Please give the listing again in its entirety, exactly as written.

◆ **Information supplied**
■ ■ ■ ■ ■
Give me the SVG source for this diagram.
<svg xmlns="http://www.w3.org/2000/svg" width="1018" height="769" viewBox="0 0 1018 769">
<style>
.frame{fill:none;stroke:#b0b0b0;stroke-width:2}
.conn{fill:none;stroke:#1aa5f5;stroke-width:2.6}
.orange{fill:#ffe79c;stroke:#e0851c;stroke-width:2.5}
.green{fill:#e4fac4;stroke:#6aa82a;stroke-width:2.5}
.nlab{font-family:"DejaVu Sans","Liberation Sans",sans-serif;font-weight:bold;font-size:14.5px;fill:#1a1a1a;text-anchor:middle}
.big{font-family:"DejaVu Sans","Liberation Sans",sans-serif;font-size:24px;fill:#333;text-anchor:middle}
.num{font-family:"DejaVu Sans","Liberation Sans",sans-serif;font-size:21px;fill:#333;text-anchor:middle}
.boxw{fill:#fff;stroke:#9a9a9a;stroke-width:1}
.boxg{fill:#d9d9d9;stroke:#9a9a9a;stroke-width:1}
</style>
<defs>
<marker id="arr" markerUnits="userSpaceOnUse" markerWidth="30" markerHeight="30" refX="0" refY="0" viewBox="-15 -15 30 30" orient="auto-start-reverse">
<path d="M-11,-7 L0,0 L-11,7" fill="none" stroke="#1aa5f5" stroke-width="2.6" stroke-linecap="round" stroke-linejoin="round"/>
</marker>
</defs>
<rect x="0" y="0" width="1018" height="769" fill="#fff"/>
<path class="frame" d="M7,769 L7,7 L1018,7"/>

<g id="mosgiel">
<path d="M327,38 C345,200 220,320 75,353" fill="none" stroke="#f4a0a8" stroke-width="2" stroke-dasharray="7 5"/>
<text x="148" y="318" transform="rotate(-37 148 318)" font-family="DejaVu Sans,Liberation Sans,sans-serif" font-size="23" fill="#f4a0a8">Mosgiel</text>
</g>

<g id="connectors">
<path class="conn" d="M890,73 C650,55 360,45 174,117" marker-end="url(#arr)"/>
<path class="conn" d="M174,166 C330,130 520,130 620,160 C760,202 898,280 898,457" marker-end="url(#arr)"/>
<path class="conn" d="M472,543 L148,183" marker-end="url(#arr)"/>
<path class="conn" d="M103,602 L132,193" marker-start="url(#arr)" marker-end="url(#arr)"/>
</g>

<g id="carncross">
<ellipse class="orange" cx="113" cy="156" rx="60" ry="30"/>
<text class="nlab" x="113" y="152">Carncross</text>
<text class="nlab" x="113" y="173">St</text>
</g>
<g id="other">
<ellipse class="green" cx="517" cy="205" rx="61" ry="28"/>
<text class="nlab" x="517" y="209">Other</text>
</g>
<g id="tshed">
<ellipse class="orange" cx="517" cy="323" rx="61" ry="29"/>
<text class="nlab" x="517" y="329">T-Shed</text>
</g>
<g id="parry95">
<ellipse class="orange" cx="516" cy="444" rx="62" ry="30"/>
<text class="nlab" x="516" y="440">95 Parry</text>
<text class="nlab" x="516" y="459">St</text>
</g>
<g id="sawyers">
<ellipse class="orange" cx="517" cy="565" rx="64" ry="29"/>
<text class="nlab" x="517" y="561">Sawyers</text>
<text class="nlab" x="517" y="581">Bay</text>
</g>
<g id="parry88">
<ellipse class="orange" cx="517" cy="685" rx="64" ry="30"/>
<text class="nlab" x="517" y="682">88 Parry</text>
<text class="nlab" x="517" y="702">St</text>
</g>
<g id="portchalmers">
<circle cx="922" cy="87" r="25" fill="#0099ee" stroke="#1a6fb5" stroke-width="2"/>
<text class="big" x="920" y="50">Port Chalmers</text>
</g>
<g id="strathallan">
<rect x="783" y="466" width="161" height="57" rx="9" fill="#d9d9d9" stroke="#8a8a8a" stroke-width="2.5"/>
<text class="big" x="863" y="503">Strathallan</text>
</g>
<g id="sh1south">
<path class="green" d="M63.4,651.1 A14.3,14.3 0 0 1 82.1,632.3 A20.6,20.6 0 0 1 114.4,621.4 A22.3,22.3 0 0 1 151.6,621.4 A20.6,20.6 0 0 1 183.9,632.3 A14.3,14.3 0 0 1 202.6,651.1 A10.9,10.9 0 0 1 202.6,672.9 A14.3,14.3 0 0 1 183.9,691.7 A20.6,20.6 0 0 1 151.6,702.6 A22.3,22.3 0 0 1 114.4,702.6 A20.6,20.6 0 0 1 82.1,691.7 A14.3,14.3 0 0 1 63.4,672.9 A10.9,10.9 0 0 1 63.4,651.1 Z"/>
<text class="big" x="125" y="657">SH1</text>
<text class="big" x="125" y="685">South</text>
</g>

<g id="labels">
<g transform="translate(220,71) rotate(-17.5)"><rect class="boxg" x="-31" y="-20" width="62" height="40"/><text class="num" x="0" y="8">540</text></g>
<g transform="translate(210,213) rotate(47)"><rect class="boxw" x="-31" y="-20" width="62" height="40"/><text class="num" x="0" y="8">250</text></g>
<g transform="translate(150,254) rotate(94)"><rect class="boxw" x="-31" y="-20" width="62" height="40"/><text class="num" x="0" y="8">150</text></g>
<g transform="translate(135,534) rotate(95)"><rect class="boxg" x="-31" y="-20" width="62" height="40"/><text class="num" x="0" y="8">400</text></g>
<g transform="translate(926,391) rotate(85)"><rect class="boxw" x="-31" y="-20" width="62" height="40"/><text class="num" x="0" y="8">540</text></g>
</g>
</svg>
■ ■ ■ ■ ■
◆ **Written solution**
Give me the SVG source for this diagram.
<svg xmlns="http://www.w3.org/2000/svg" width="1018" height="769" viewBox="0 0 1018 769">
<style>
.frame{fill:none;stroke:#b0b0b0;stroke-width:2}
.conn{fill:none;stroke:#1aa5f5;stroke-width:2.6}
.orange{fill:#ffe79c;stroke:#e0851c;stroke-width:2.5}
.green{fill:#e4fac4;stroke:#6aa82a;stroke-width:2.5}
.nlab{font-family:"DejaVu Sans","Liberation Sans",sans-serif;font-weight:bold;font-size:14.5px;fill:#1a1a1a;text-anchor:middle}
.big{font-family:"DejaVu Sans","Liberation Sans",sans-serif;font-size:24px;fill:#333;text-anchor:middle}
.num{font-family:"DejaVu Sans","Liberation Sans",sans-serif;font-size:21px;fill:#333;text-anchor:middle}
.boxw{fill:#fff;stroke:#9a9a9a;stroke-width:1}
.boxg{fill:#d9d9d9;stroke:#9a9a9a;stroke-width:1}
</style>
<defs>
<marker id="arr" markerUnits="userSpaceOnUse" markerWidth="30" markerHeight="30" refX="0" refY="0" viewBox="-15 -15 30 30" orient="auto-start-reverse">
<path d="M-11,-7 L0,0 L-11,7" fill="none" stroke="#1aa5f5" stroke-width="2.6" stroke-linecap="round" stroke-linejoin="round"/>
</marker>
</defs>
<rect x="0" y="0" width="1018" height="769" fill="#fff"/>
<path class="frame" d="M7,769 L7,7 L1018,7"/>

<g id="mosgiel">
<path d="M327,38 C345,200 220,320 75,353" fill="none" stroke="#f4a0a8" stroke-width="2" stroke-dasharray="7 5"/>
<text x="148" y="318" transform="rotate(-37 148 318)" font-family="DejaVu Sans,Liberation Sans,sans-serif" font-size="23" fill="#f4a0a8">Mosgiel</text>
</g>

<g id="connectors">
<path class="conn" d="M890,73 C650,55 360,45 174,117" marker-end="url(#arr)"/>
<path class="conn" d="M174,166 C330,130 520,130 620,160 C760,202 898,280 898,457" marker-end="url(#arr)"/>
<path class="conn" d="M472,543 L148,183" marker-end="url(#arr)"/>
<path class="conn" d="M103,602 L132,193" marker-start="url(#arr)" marker-end="url(#arr)"/>
</g>

<g id="carncross">
<ellipse class="orange" cx="113" cy="156" rx="60" ry="30"/>
<text class="nlab" x="113" y="152">Carncross</text>
<text class="nlab" x="113" y="173">St</text>
</g>
<g id="other">
<ellipse class="green" cx="517" cy="205" rx="61" ry="28"/>
<text class="nlab" x="517" y="209">Other</text>
</g>
<g id="tshed">
<ellipse class="orange" cx="517" cy="323" rx="61" ry="29"/>
<text class="nlab" x="517" y="329">T-Shed</text>
</g>
<g id="parry95">
<ellipse class="orange" cx="516" cy="444" rx="62" ry="30"/>
<text class="nlab" x="516" y="440">95 Parry</text>
<text class="nlab" x="516" y="459">St</text>
</g>
<g id="sawyers">
<ellipse class="orange" cx="517" cy="565" rx="64" ry="29"/>
<text class="nlab" x="517" y="561">Sawyers</text>
<text class="nlab" x="517" y="581">Bay</text>
</g>
<g id="parry88">
<ellipse class="orange" cx="517" cy="685" rx="64" ry="30"/>
<text class="nlab" x="517" y="682">88 Parry</text>
<text class="nlab" x="517" y="702">St</text>
</g>
<g id="portchalmers">
<circle cx="922" cy="87" r="25" fill="#0099ee" stroke="#1a6fb5" stroke-width="2"/>
<text class="big" x="920" y="50">Port Chalmers</text>
</g>
<g id="strathallan">
<rect x="783" y="466" width="161" height="57" rx="9" fill="#d9d9d9" stroke="#8a8a8a" stroke-width="2.5"/>
<text class="big" x="863" y="503">Strathallan</text>
</g>
<g id="sh1south">
<path class="green" d="M63.4,651.1 A14.3,14.3 0 0 1 82.1,632.3 A20.6,20.6 0 0 1 114.4,621.4 A22.3,22.3 0 0 1 151.6,621.4 A20.6,20.6 0 0 1 183.9,632.3 A14.3,14.3 0 0 1 202.6,651.1 A10.9,10.9 0 0 1 202.6,672.9 A14.3,14.3 0 0 1 183.9,691.7 A20.6,20.6 0 0 1 151.6,702.6 A22.3,22.3 0 0 1 114.4,702.6 A20.6,20.6 0 0 1 82.1,691.7 A14.3,14.3 0 0 1 63.4,672.9 A10.9,10.9 0 0 1 63.4,651.1 Z"/>
<text class="big" x="125" y="657">SH1</text>
<text class="big" x="125" y="685">South</text>
</g>

<g id="labels">
<g transform="translate(220,71) rotate(-17.5)"><rect class="boxg" x="-31" y="-20" width="62" height="40"/><text class="num" x="0" y="8">540</text></g>
<g transform="translate(210,213) rotate(47)"><rect class="boxw" x="-31" y="-20" width="62" height="40"/><text class="num" x="0" y="8">250</text></g>
<g transform="translate(150,254) rotate(94)"><rect class="boxw" x="-31" y="-20" width="62" height="40"/><text class="num" x="0" y="8">150</text></g>
<g transform="translate(135,534) rotate(95)"><rect class="boxg" x="-31" y="-20" width="62" height="40"/><text class="num" x="0" y="8">400</text></g>
<g transform="translate(926,391) rotate(85)"><rect class="boxw" x="-31" y="-20" width="62" height="40"/><text class="num" x="0" y="8">540</text></g>
</g>
</svg>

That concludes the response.